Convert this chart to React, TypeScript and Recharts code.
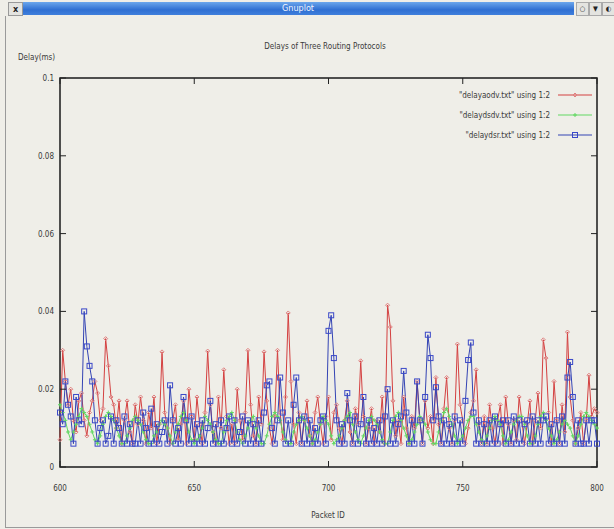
import { LineChart, Line, XAxis, YAxis, ReferenceArea, Legend } from "recharts";

const packetIds = [
  600, 601, 602, 603, 604, 605, 606, 607, 608, 609,
  610, 611, 612, 613, 614, 615, 616, 617, 618, 619,
  620, 621, 622, 623, 624, 625, 626, 627, 628, 629,
  630, 631, 632, 633, 634, 635, 636, 637, 638, 639,
  640, 641, 642, 643, 644, 645, 646, 647, 648, 649,
  650, 651, 652, 653, 654, 655, 656, 657, 658, 659,
  660, 661, 662, 663, 664, 665, 666, 667, 668, 669,
  670, 671, 672, 673, 674, 675, 676, 677, 678, 679,
  680, 681, 682, 683, 684, 685, 686, 687, 688, 689,
  690, 691, 692, 693, 694, 695, 696, 697, 698, 699,
  700, 701, 702, 703, 704, 705, 706, 707, 708, 709,
  710, 711, 712, 713, 714, 715, 716, 717, 718, 719,
  720, 721, 722, 723, 724, 725, 726, 727, 728, 729,
  730, 731, 732, 733, 734, 735, 736, 737, 738, 739,
  740, 741, 742, 743, 744, 745, 746, 747, 748, 749,
  750, 751, 752, 753, 754, 755, 756, 757, 758, 759,
  760, 761, 762, 763, 764, 765, 766, 767, 768, 769,
  770, 771, 772, 773, 774, 775, 776, 777, 778, 779,
  780, 781, 782, 783, 784, 785, 786, 787, 788, 789,
  790, 791, 792, 793, 794, 795, 796, 797, 798, 799,
  800,
];

const aodvDelays = [
  0.007, 0.030, 0.022, 0.016, 0.020, 0.012, 0.009, 0.017, 0.019, 0.012,
  0.008, 0.014, 0.017, 0.022, 0.019, 0.012, 0.015, 0.033, 0.026, 0.018,
  0.016, 0.010, 0.017, 0.006, 0.012, 0.017, 0.009, 0.006, 0.016, 0.011,
  0.018, 0.012, 0.006, 0.014, 0.010, 0.018, 0.006, 0.011, 0.0296, 0.014,
  0.010, 0.006, 0.012, 0.016, 0.007, 0.011, 0.017, 0.006, 0.020, 0.013,
  0.007, 0.018, 0.011, 0.006, 0.014, 0.0298, 0.016, 0.009, 0.006, 0.018,
  0.010, 0.025, 0.013, 0.006, 0.011, 0.006, 0.020, 0.012, 0.007, 0.014,
  0.030, 0.016, 0.008, 0.006, 0.018, 0.011, 0.0296, 0.017, 0.010, 0.006,
  0.013, 0.030, 0.014, 0.007, 0.018, 0.0396, 0.022, 0.011, 0.006, 0.014,
  0.006, 0.012, 0.017, 0.008, 0.006, 0.014, 0.018, 0.011, 0.006, 0.013,
  0.018, 0.007, 0.014, 0.016, 0.010, 0.006, 0.012, 0.017, 0.009, 0.006,
  0.015, 0.011, 0.0273, 0.013, 0.006, 0.010, 0.015, 0.006, 0.012, 0.009,
  0.018, 0.006, 0.0416, 0.036, 0.017, 0.008, 0.012, 0.006, 0.018, 0.010,
  0.006, 0.013, 0.010, 0.022, 0.012, 0.006, 0.017, 0.010, 0.013, 0.006,
  0.023, 0.011, 0.006, 0.015, 0.023, 0.010, 0.006, 0.012, 0.0316, 0.016,
  0.012, 0.006, 0.010, 0.014, 0.017, 0.025, 0.011, 0.006, 0.013, 0.006,
  0.016, 0.010, 0.006, 0.012, 0.016, 0.006, 0.018, 0.011, 0.006, 0.012,
  0.007, 0.018, 0.012, 0.006, 0.011, 0.017, 0.006, 0.012, 0.019, 0.010,
  0.0327, 0.028, 0.014, 0.006, 0.022, 0.012, 0.006, 0.016, 0.009, 0.0347,
  0.018, 0.012, 0.006, 0.010, 0.014, 0.006, 0.012, 0.0236, 0.013, 0.015,
  0.014,
];

const dsdvDelays = [
  0.016, 0.014, 0.012, 0.009, 0.007, 0.009, 0.011, 0.013, 0.015, 0.014,
  0.013, 0.011, 0.009, 0.007, 0.006, 0.008, 0.011, 0.013, 0.014, 0.013,
  0.012, 0.010, 0.008, 0.006, 0.006, 0.008, 0.010, 0.012, 0.013, 0.012,
  0.011, 0.009, 0.007, 0.006, 0.006, 0.008, 0.009, 0.011, 0.012, 0.011,
  0.010, 0.008, 0.006, 0.009, 0.011, 0.013, 0.014, 0.012, 0.009, 0.007,
  0.006, 0.007, 0.008, 0.010, 0.013, 0.012, 0.011, 0.009, 0.007, 0.006,
  0.006, 0.009, 0.012, 0.013, 0.014, 0.012, 0.009, 0.007, 0.006, 0.008,
  0.010, 0.012, 0.013, 0.010, 0.008, 0.006, 0.006, 0.008, 0.011, 0.013,
  0.014, 0.013, 0.012, 0.009, 0.007, 0.006, 0.006, 0.009, 0.011, 0.012,
  0.013, 0.012, 0.010, 0.008, 0.006, 0.007, 0.009, 0.011, 0.013, 0.012,
  0.011, 0.008, 0.006, 0.007, 0.008, 0.010, 0.012, 0.013, 0.014, 0.011,
  0.009, 0.007, 0.006, 0.008, 0.010, 0.012, 0.013, 0.012, 0.011, 0.009,
  0.007, 0.006, 0.006, 0.009, 0.012, 0.013, 0.014, 0.012, 0.010, 0.008,
  0.006, 0.007, 0.009, 0.011, 0.013, 0.012, 0.011, 0.009, 0.007, 0.006,
  0.006, 0.009, 0.012, 0.014, 0.015, 0.013, 0.011, 0.008, 0.006, 0.007,
  0.008, 0.010, 0.012, 0.013, 0.013, 0.011, 0.009, 0.007, 0.006, 0.008,
  0.010, 0.012, 0.013, 0.012, 0.011, 0.008, 0.006, 0.007, 0.009, 0.011,
  0.012, 0.013, 0.013, 0.011, 0.008, 0.006, 0.006, 0.008, 0.011, 0.013,
  0.014, 0.012, 0.010, 0.008, 0.006, 0.007, 0.009, 0.011, 0.012, 0.011,
  0.010, 0.008, 0.006, 0.008, 0.011, 0.013, 0.014, 0.013, 0.012, 0.011,
  0.010,
];

const dsrDelays = [
  0.014, 0.011, 0.022, 0.016, 0.013, 0.006, 0.018, 0.012, 0.011, 0.040,
  0.031, 0.026, 0.022, 0.012, 0.006, 0.010, 0.012, 0.006, 0.008, 0.013,
  0.006, 0.012, 0.010, 0.006, 0.013, 0.006, 0.011, 0.006, 0.006, 0.012,
  0.006, 0.014, 0.010, 0.006, 0.015, 0.006, 0.011, 0.006, 0.009, 0.012,
  0.006, 0.021, 0.012, 0.006, 0.010, 0.006, 0.018, 0.012, 0.006, 0.013,
  0.006, 0.011, 0.006, 0.012, 0.006, 0.010, 0.017, 0.006, 0.011, 0.006,
  0.012, 0.006, 0.010, 0.013, 0.006, 0.012, 0.006, 0.009, 0.013, 0.006,
  0.012, 0.006, 0.011, 0.006, 0.012, 0.006, 0.014, 0.021, 0.022, 0.010,
  0.006, 0.012, 0.023, 0.014, 0.006, 0.012, 0.006, 0.016, 0.023, 0.012,
  0.006, 0.013, 0.006, 0.012, 0.006, 0.010, 0.006, 0.012, 0.013, 0.006,
  0.035, 0.039, 0.028, 0.012, 0.006, 0.011, 0.006, 0.019, 0.012, 0.006,
  0.013, 0.006, 0.011, 0.018, 0.006, 0.012, 0.006, 0.010, 0.006, 0.012,
  0.006, 0.013, 0.020, 0.006, 0.012, 0.006, 0.011, 0.013, 0.0247, 0.014,
  0.006, 0.012, 0.006, 0.022, 0.012, 0.006, 0.018, 0.034, 0.028, 0.012,
  0.0205, 0.013, 0.006, 0.012, 0.006, 0.011, 0.006, 0.013, 0.006, 0.012,
  0.006, 0.017, 0.0275, 0.032, 0.014, 0.006, 0.012, 0.006, 0.011, 0.006,
  0.012, 0.006, 0.013, 0.006, 0.011, 0.012, 0.006, 0.012, 0.006, 0.013,
  0.006, 0.012, 0.006, 0.011, 0.012, 0.006, 0.013, 0.006, 0.012, 0.006,
  0.012, 0.013, 0.006, 0.011, 0.006, 0.012, 0.006, 0.013, 0.006, 0.023,
  0.027, 0.018, 0.006, 0.012, 0.006, 0.006, 0.012, 0.006, 0.012, 0.012,
  0.006,
];

const xTicks = [600, 650, 700, 750, 800];
const yTicks = [0, 0.02, 0.04, 0.06, 0.08, 0.1];
const seriesNames = [
  '"delayaodv.txt" using 1:2',
  '"delaydsdv.txt" using 1:2',
  '"delaydsr.txt" using 1:2',
];

const data = packetIds.map((id, i) => ({
  id,
  aodv: aodvDelays[i],
  dsdv: dsdvDelays[i],
  dsr: dsrDelays[i],
}));

// plot box edges (gnuplot draws ticks inward and mirrored)
const TOP = 78;
const BOTTOM = 467;
const LEFT = 60;
const RIGHT = 597;

const FONT = '"Liberation Sans Narrow", "DejaVu Sans Condensed", sans-serif';
const TEXT = "#3a3a3a";
const RED = "#d44040";
const GREEN = "#62d862";
const BLUE = "#3444b4";

function XTick(props: any) {
  const { x, payload } = props;
  return (
    <g>
      <line x1={x} x2={x} y1={BOTTOM} y2={BOTTOM - 6} stroke="#222" />
      <line x1={x} x2={x} y1={TOP} y2={TOP + 6} stroke="#222" />
      <text x={x} y={BOTTOM + 24} textAnchor="middle" fontSize={8} fill={TEXT} fontFamily={FONT}>
        {payload.value}
      </text>
    </g>
  );
}

function YTick(props: any) {
  const { y, payload } = props;
  return (
    <g>
      <line x1={LEFT} x2={LEFT + 6} y1={y} y2={y} stroke="#222" />
      <line x1={RIGHT} x2={RIGHT - 6} y1={y} y2={y} stroke="#222" />
      <text x={LEFT - 6} y={y + 3} textAnchor="end" fontSize={8} fill={TEXT} fontFamily={FONT}>
        {String(payload.value)}
      </text>
    </g>
  );
}

function aodvDot(p: any) {
  return (
    <path
      key={`a${p.index}`}
      d={`M${p.cx},${p.cy - 2}L${p.cx + 2},${p.cy}L${p.cx},${p.cy + 2}L${p.cx - 2},${p.cy}Z`}
      fill="none"
      stroke="#e08080"
      strokeWidth={1}
    />
  );
}

function dsdvDot(p: any) {
  return (
    <path
      key={`d${p.index}`}
      d={`M${p.cx - 2},${p.cy}H${p.cx + 2}M${p.cx},${p.cy - 2}V${p.cy + 2}`}
      stroke={GREEN}
      strokeWidth={1}
    />
  );
}

function dsrDot(p: any) {
  return (
    <rect
      key={`s${p.index}`}
      x={p.cx - 2.5}
      y={p.cy - 2.5}
      width={5}
      height={5}
      fill="none"
      stroke="#3a48c8"
      strokeWidth={1}
    />
  );
}

function LegendBox() {
  const colors = [RED, GREEN, BLUE];
  return (
    <div style={{ fontFamily: FONT, fontSize: 8, color: TEXT }}>
      {seriesNames.map((name, i) => (
        <div key={name} style={{ display: "flex", alignItems: "center", justifyContent: "flex-end", height: 20 }}>
          <span style={{ marginRight: 8 }}>{name}</span>
          <svg width={34} height={8}>
            <line x1={0} x2={34} y1={4} y2={4} stroke={colors[i]} strokeWidth={1.2} />
            {i === 0 && <path d="M17,2L19,4L17,6L15,4Z" fill="none" stroke="#e08080" />}
            {i === 1 && <path d="M15,4H19M17,2V6" stroke={GREEN} />}
            {i === 2 && <rect x={14.5} y={1.5} width={5} height={5} fill="none" stroke="#3a48c8" />}
          </svg>
        </div>
      ))}
    </div>
  );
}

export default function App() {
  return (
    <div
      style={{
        position: "absolute",
        left: 0,
        top: 0,
        width: 614,
        height: 529,
        background: "#efeee8",
        overflow: "hidden",
        fontFamily: FONT,
      }}
    >
      {/* window title bar */}
      <div
        style={{
          position: "absolute",
          left: 22,
          top: 2,
          width: 552,
          height: 13,
          background: "linear-gradient(#6aa6ec, #2f6fd2 60%, #3f7fdc)",
          color: "#eef4ff",
          fontSize: 9,
          textAlign: "center",
          lineHeight: "13px",
        }}
      >
        Gnuplot
      </div>
      <div
        style={{
          position: "absolute",
          left: 8,
          top: 2,
          width: 13,
          height: 12,
          background: "#e4e4e0",
          border: "1px solid #999",
          fontSize: 9,
          fontWeight: "bold",
          textAlign: "center",
          lineHeight: "12px",
          color: "#222",
        }}
      >
        x
      </div>
      {["○", "▼", "◐"].map((s, i) => (
        <div
          key={s}
          style={{
            position: "absolute",
            left: 576 + i * 13,
            top: 2,
            width: 11,
            height: 12,
            background: "#e4e4e0",
            border: "1px solid #aaa",
            fontSize: 7,
            textAlign: "center",
            lineHeight: "12px",
            color: "#222",
          }}
        >
          {s}
        </div>
      ))}
      {/* window frame */}
      <div
        style={{
          position: "absolute",
          left: 5,
          top: 16,
          width: 620,
          height: 511,
          borderLeft: "1px solid #9a9a9a",
          borderBottom: "1px solid #9a9a9a",
        }}
      />
      <div
        style={{
          position: "absolute",
          left: 0,
          width: 650,
          top: 42,
          textAlign: "center",
          fontSize: 8,
          color: TEXT,
        }}
      >
        Delays of Three Routing Protocols
      </div>
      <div style={{ position: "absolute", left: 18, top: 53, fontSize: 8, color: TEXT }}>Delay(ms)</div>
      <div
        style={{
          position: "absolute",
          left: 0,
          width: 656,
          top: 511,
          textAlign: "center",
          fontSize: 8,
          color: TEXT,
        }}
      >
        Packet ID
      </div>

      <div style={{ position: "absolute", left: 0, top: 0 }}>
        <LineChart width={614} height={529} data={data} margin={{ top: TOP, right: 614 - RIGHT, bottom: 32, left: 0 }}>
          <XAxis
            dataKey="id"
            type="number"
            domain={[600, 800]}
            ticks={xTicks}
            height={30}
            tickSize={0}
            tickMargin={0}
            tickLine={false}
            axisLine={false}
            tick={<XTick />}
            interval={0}
          />
          <YAxis
            type="number"
            domain={[0, 0.1]}
            ticks={yTicks}
            width={LEFT}
            tickSize={0}
            tickMargin={0}
            tickLine={false}
            axisLine={false}
            tick={<YTick />}
            interval={0}
          />
          <ReferenceArea x1={600} x2={800} y1={0} y2={0.1} fill="none" stroke="#1a1a1a" strokeWidth={1.5} ifOverflow="visible" />
          <Legend
            layout="horizontal"
            verticalAlign="middle"
            align="center"
            content={<LegendBox />}
            wrapperStyle={{ top: 85, left: 360, width: 232 }}
          />
          <Line dataKey="aodv" name={seriesNames[0]} stroke={RED} strokeWidth={1} dot={aodvDot} isAnimationActive={false} />
          <Line dataKey="dsdv" name={seriesNames[1]} stroke={GREEN} strokeWidth={1} dot={dsdvDot} isAnimationActive={false} />
          <Line dataKey="dsr" name={seriesNames[2]} stroke={BLUE} strokeWidth={1} dot={dsrDot} isAnimationActive={false} />
        </LineChart>
      </div>
    </div>
  );
}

===

What is expected >>
From the first line of the listing above, repeat every line through the one holding "YAxis, ReferenceArea, Legend". Both ends count, and pictures stay out.

Solution for this problem >>
Convert this chart to React, TypeScript and Recharts code.
import { LineChart, Line, XAxis, YAxis, ReferenceArea, Legend } from "recharts";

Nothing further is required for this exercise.